I’ve always loved buildings. I’ve noticed big construction sites in a peripheral way, but I’ve learned so much about the way buildings are made by watching this project. For about the past year I’ve been staring at the site pretty much five days a week, 9:30 to 3:30, and have found it fascinating. Growing up in the West Village I could see the Twin Towers from my bedroom window and always felt some connection to them.

 

I was in the LMCC’s studio program on the 85th and 91st floors of the North Tower for a year. But I also painted from the 107th floor observation deck at the South Tower for 15 years off and on, beginning in 1986. I had a little spot and there was no one else painting up there. Going up in the elevator with my French easel it was just me and the tourists.

 

For people who paint landscape or cityscape from life, you’re always chasing the light and you’re trying desperately to nail it down. This is 20 times more challenging because as you’re working not only is the light changing, but so is every single thing down there, it’s all moving and changing. It’s fun and also totally frustrating. You can go crazy.

 

You have all these choices to make because it’s like, “Oops, there goes that building as it disappears behind some new construction,” and you wonder, “Should I leave it or take it out?” Also, I often get seduced by whatever new shape or color is appearing. At one point they kept changing the color of the memorial fountains and I kept faithfully changing it in my paintings.

 

This work I’m doing is going to be the document of a period of time, rather than a moment in time. Mine are not totally realistic documents. I tend to simplify and to look at compositional things and color, shape and atmosphere. It’s a painting and not a photograph.

 

When I began working here, I mostly worked on small canvases. But slowly I started doing bigger and bigger paintings—there was so much that I wanted to get in. I started being interested in the way the space was changing. When Tower 4 started going up, the Deutsche Bank building was being demolished, so there was kind of a reverse movement and balancing.

 

Three years ago I thought, “I have a ton of paintings from up here, I’m done.” Then two years ago I got drawn back into it. This reconstruction project is incredible and beautiful and although I’ve painted it a million times, I’m still seeing new things. Maybe the tenth anniversary can act as a bookend for me; I’m feeling like it’s time for me to move on.

JACQUELIN GOUREVITCH

Jacqueline Gourevitch at work. Pictured is Tower #1 and Ellis Island, 2011.
Jacqueline Gourevitch at work. Pictured is Tower #1 and Ellis Island, 2011.

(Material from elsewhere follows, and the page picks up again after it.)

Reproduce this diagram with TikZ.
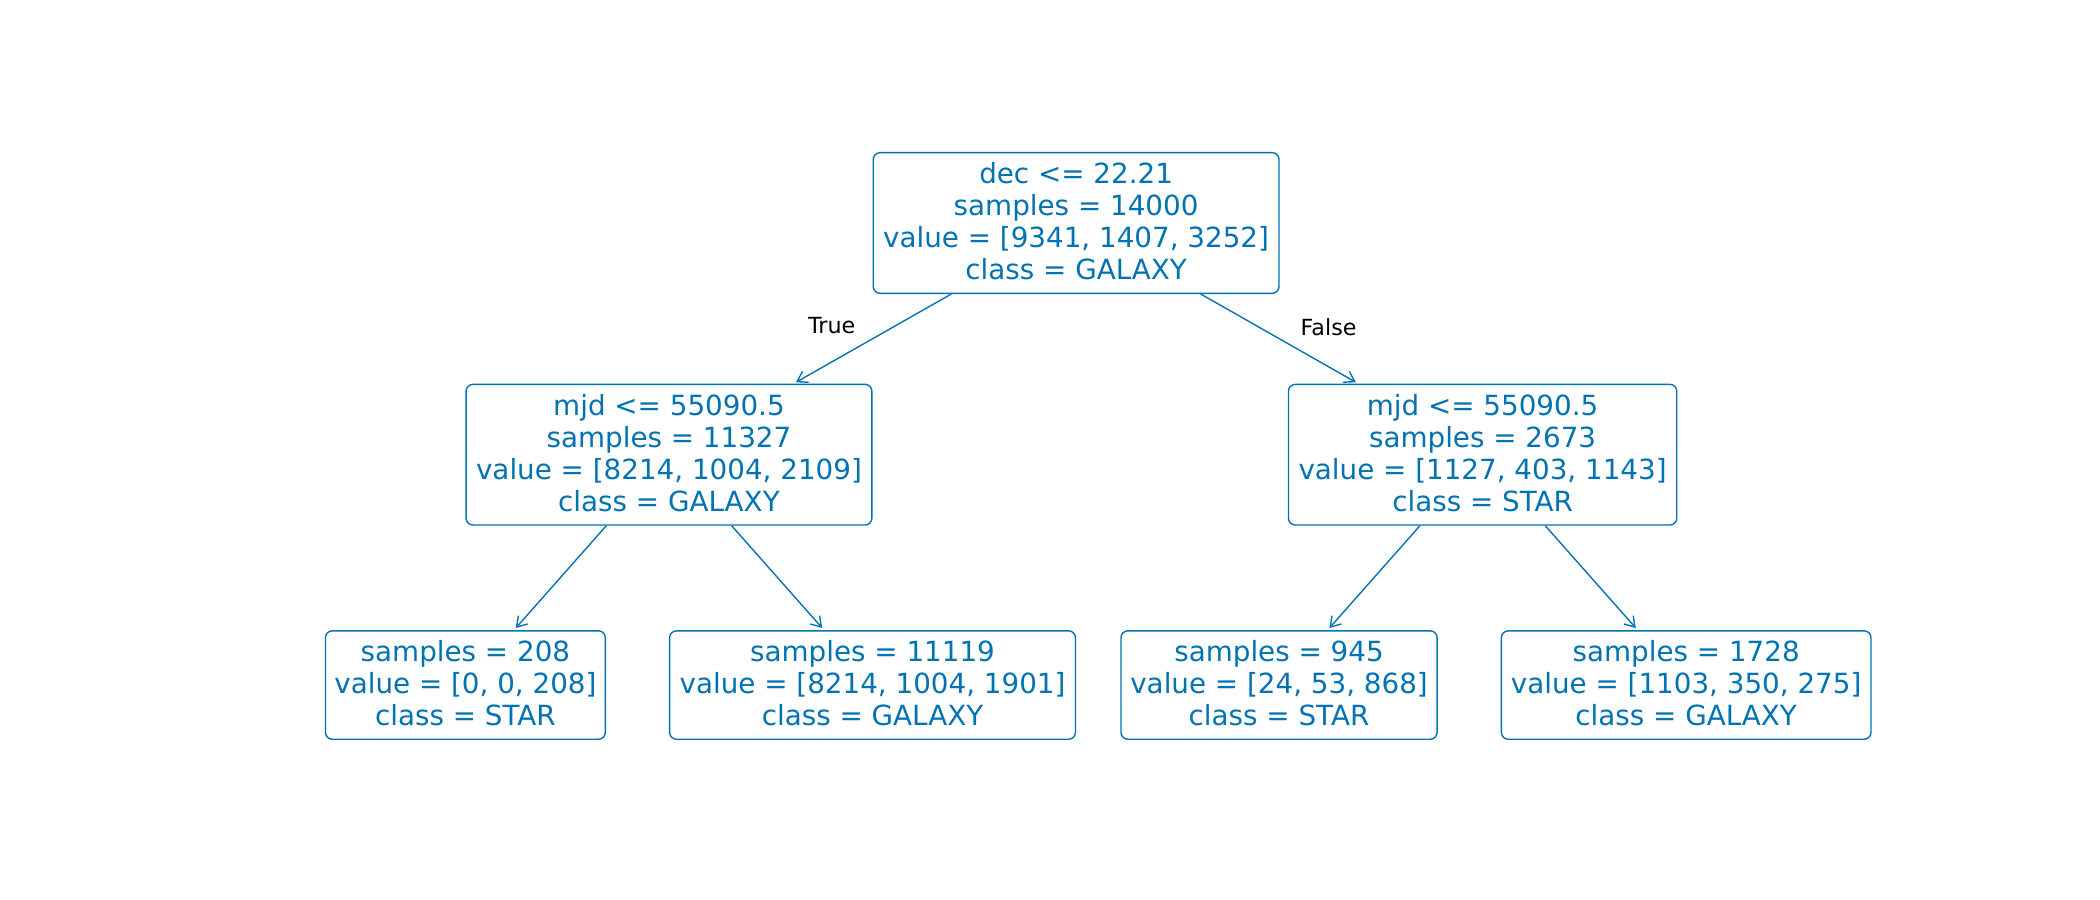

Jacqueline Gourevitch has had more than 30 solo exhibitions. Her works are in collections of the Museum of the City of New York, the Menil Collection and the Wadsworth Atheneum, among others. She had a residency at the WTC in 2000 and in 2004 she received an Academy Award from the American Academy of Arts and Letters.

 

For nearly 40 years, cloud painting has been central to my work. I like to draw when I fly. When I visit my cousin in Portland I always fly as indirectly as possible; I might go via Dallas and Salt Lake City. Sometimes I’ll draw cloud formations, or between cloud layers, or looking down between the clouds I’ll draw the grid of fields, cities and all those man-made structures.

 

After I started painting up here in 2007, I was invited to work on the site. I walked through it last year with a group of engineers. Fascinating. When you’re down there at eye level, you see everything very close up, all those enormous cranes and, of course, the remarkable construction workers.

 

But I would feel in their way. Besides, I want to see the whole thing, all 16 acres and the harbor beyond. When you back up you see more. I’m interested in the big picture, how this complex site reconstruction is taking shape in the context of the city.

 

In my computer I have about 500 photographs of the gradual clearing and reconstruction of the site. Although I rarely look at them again, and never paint from photographs, just framing the image and clicking the shutter help me remember. It’s a form of note- taking. Once on a trip, when I was still using film, I took some photos of somebody I’d never see again when I noticed that my camera wasn’t loaded. The minute I realized that, I just thought, “You’ll never forget what you just shot.”

 

My paintings have become a form of visual evidence of the stages of reconstruction. But it’s very complex down there, always massively changing, and as I paint I often don’t understand why something is shaped this way or that. I’m aware of leaving a great deal out. I follow my interests and have to be selective. Also, when I paint there has to be an “emotional” element, an urgency, an engagement with what I see and am thinking about, and what it offers me as a painter. I care very deeply about all that I see here. This is my neighborhood. I spent my first week in this country on Ellis Island, which I see in the harbor. I painted in the original 1 WTC, rode those elevators, walked alongside these rivers and across a number of these bridges. In 2003 I painted for a year from a tiny office space on a high floor on lower Broadway from which I could see both the harbor and the reconstruction of the Path train station being worked on day and night.

 

Every once in a while I will also paint clouds here. Much of the time there is nothing happening up there, just blue sky. I find that to be quite a dull, often harsh, almost blinding light. What I’m after is the constant movement, the ever- changing renewal so characteristic of clouds. Having observed and worked with that for years has been good preparation for working with this constantly changing site. One day last year when I was painting the site, I looked up and saw an amazing sky and suddenly thought, “Oh, you can’t ignore that!” It’s like butterfly-catching. You see something wonderful and you think, “Today, I’ll get it!” And I did.